With “The Detailed Interview” app, users select questions for actors portraying migrants from Syria and Guinea as they explain why they fled their homelands.

Users then play the role of government officers who decide if the migrants are allowed in or rejected.

The scripts used by the actors are based on actual migrant interviews.

Amsterdam-based journalists Ludo Hekman and Klaas van Dijken said they wanted to counter perceptions that it was easy to become a refugee in the Netherlands, which has seen a rise in far-right, anti-immigration sentiment.

“If you read some newspapers in the Netherlands, they really feed on the fear of admitting refugees too easily,” Hekman told the Thomson Reuters Foundation.

“We found out that it's really hard, and parts of the procedure to become European are really intense,” he said.

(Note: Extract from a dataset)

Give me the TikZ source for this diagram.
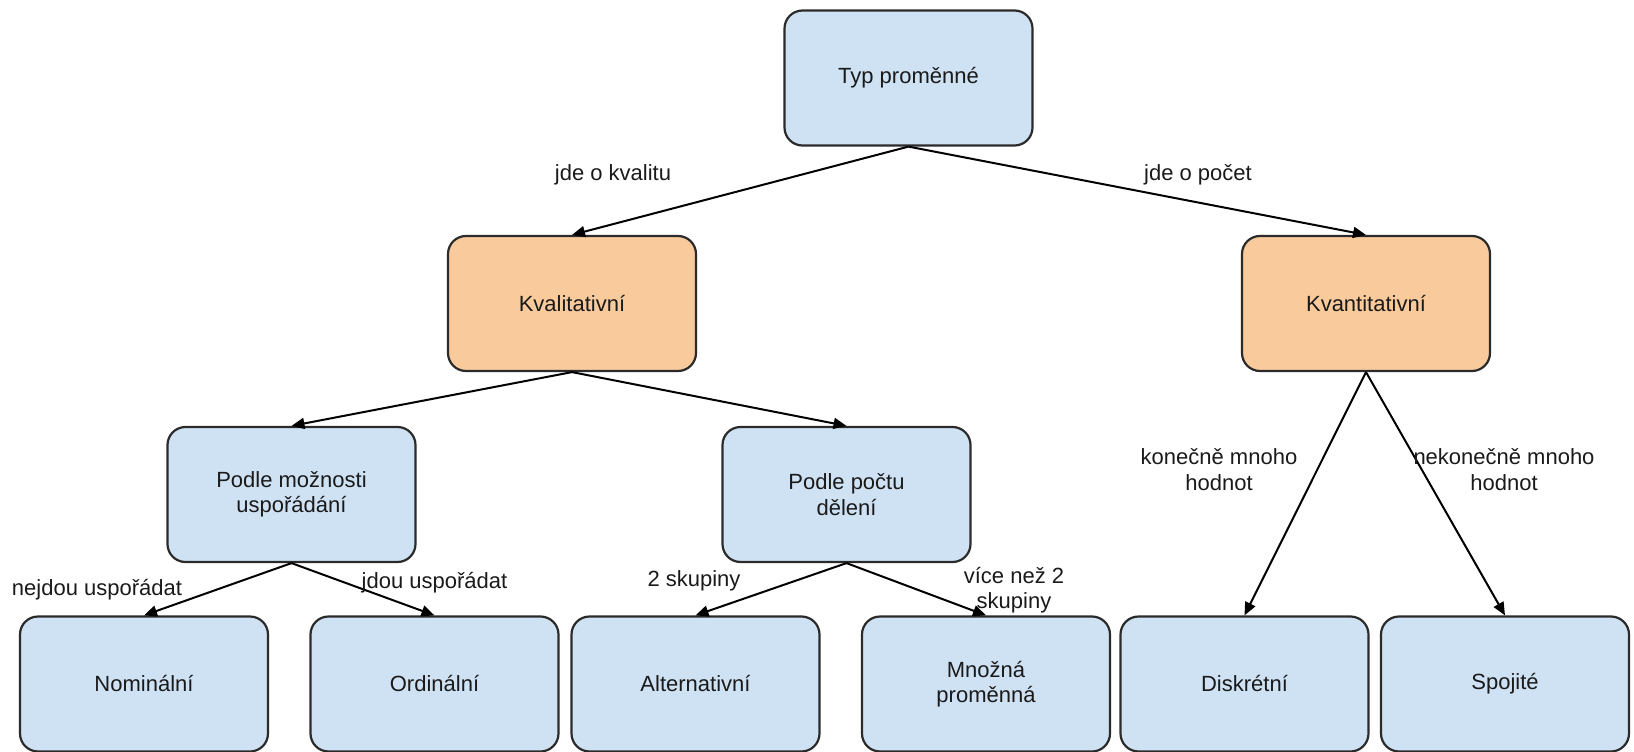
\documentclass[tikz,border=0pt]{standalone}
\usepackage{fontspec}
\setmainfont{Liberation Sans}
\usetikzlibrary{arrows.meta}
\definecolor{boxblue}{HTML}{CFE2F3}
\definecolor{boxorange}{HTML}{F9CB9C}
\definecolor{boxline}{HTML}{2B2B2B}
\definecolor{txt}{HTML}{1A1A1A}
\begin{document}
\begin{tikzpicture}[x=1pt,y=-1pt,
  box/.style={draw=boxline, line width=2.2pt, rounded corners=18pt,
    minimum width=248pt, minimum height=135pt, align=center,
    font=\fontsize{22}{25.5}\selectfont, text=txt, inner sep=0pt},
  bluebox/.style={box, fill=boxblue},
  orangebox/.style={box, fill=boxorange},
  conn/.style={-{Triangle[length=13pt,width=11pt]}, line width=2pt, draw=black},
  lbl/.style={font=\fontsize{22}{25.5}\selectfont, text=txt, align=center, inner sep=0pt}]
\useasboundingbox (0,0) rectangle (1634,752);

\node[bluebox]   (typ)   at (908.5,78)   {Typ proměnné};
\node[orangebox] (kval)  at (572,303.5)  {Kvalitativní};
\node[orangebox] (kvant) at (1366,303.5) {Kvantitativní};
\node[bluebox]   (usp)   at (291.5,494.5) {Podle možnosti\\uspořádání};
\node[bluebox]   (poc)   at (846.5,494.5) {Podle počtu\\dělení};
\node[bluebox]   (nom)   at (144,684)    {Nominální};
\node[bluebox]   (ord)   at (434.5,684)  {Ordinální};
\node[bluebox]   (alt)   at (695.5,684)  {Alternativní};
\node[bluebox]   (mno)   at (986,684)    {Množná\\proměnná};
\node[bluebox]   (dis)   at (1244.5,684) {Diskrétní};
\node[bluebox]   (spo)   at (1505,684)   {Spojité};

\draw[conn] (typ.south) -- (kval.north);
\draw[conn] (typ.south) -- (kvant.north);
\draw[conn] (kval.south) -- (usp.north);
\draw[conn] (kval.south) -- (poc.north);
\draw[conn] (usp.south) -- (nom.north);
\draw[conn] (usp.south) -- (ord.north);
\draw[conn] (poc.south) -- (alt.north);
\draw[conn] (poc.south) -- (mno.north);
\draw[conn] (kvant.south) -- (dis.north);
\draw[conn] (kvant.south) -- (spo.north);

\node[lbl] (l1) at (613,175)  {jde o kvalitu};
\node[lbl] (l2) at (1198,175) {jde o počet};
\node[lbl] (l3) at (97,590)   {nejdou uspořádat};
\node[lbl] (l4) at (434.5,583) {jdou uspořádat};
\node[lbl] (l5) at (694,581)  {2 skupiny};
\node[lbl] (l6) at (1014,590) {více než 2\\skupiny};
\node[lbl] (l7) at (1219,469.5) {konečně mnoho\\hodnot};
\node[lbl] (l8) at (1504,469.5) {nekonečně mnoho\\hodnot};
\end{tikzpicture}
\end{document}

Would-be refugees must undergo at least two interviews by government officials, according to the Netherlands' Ministry of Security and Justice website.

Some 46 000 people applied for asylum in the 12 months leading up to April 2016, according to European Union statistics. The process can take several years.

More than 10 000 people have used the app since it launched in April, said Hekman.

One character portrayed on the app is 21-year-old Rifat, who claims he fled Syria's civil war and travelled through Turkey and Greece.

He says he was never asked to fight in Syria but, when pressed by the app's questions, admits he enlisted in a rebel group.

“I lied,” he says.

While app users can decide the fate of the imaginary Rifat, the character was based on an actual case that remains undecided. There are suspicions the person on which Rifat was based may have been involved in war crimes, according to the app.

Videos are shown in English, with interactive subtitles in Dutch. English subtitles are planned for September, Hekman said.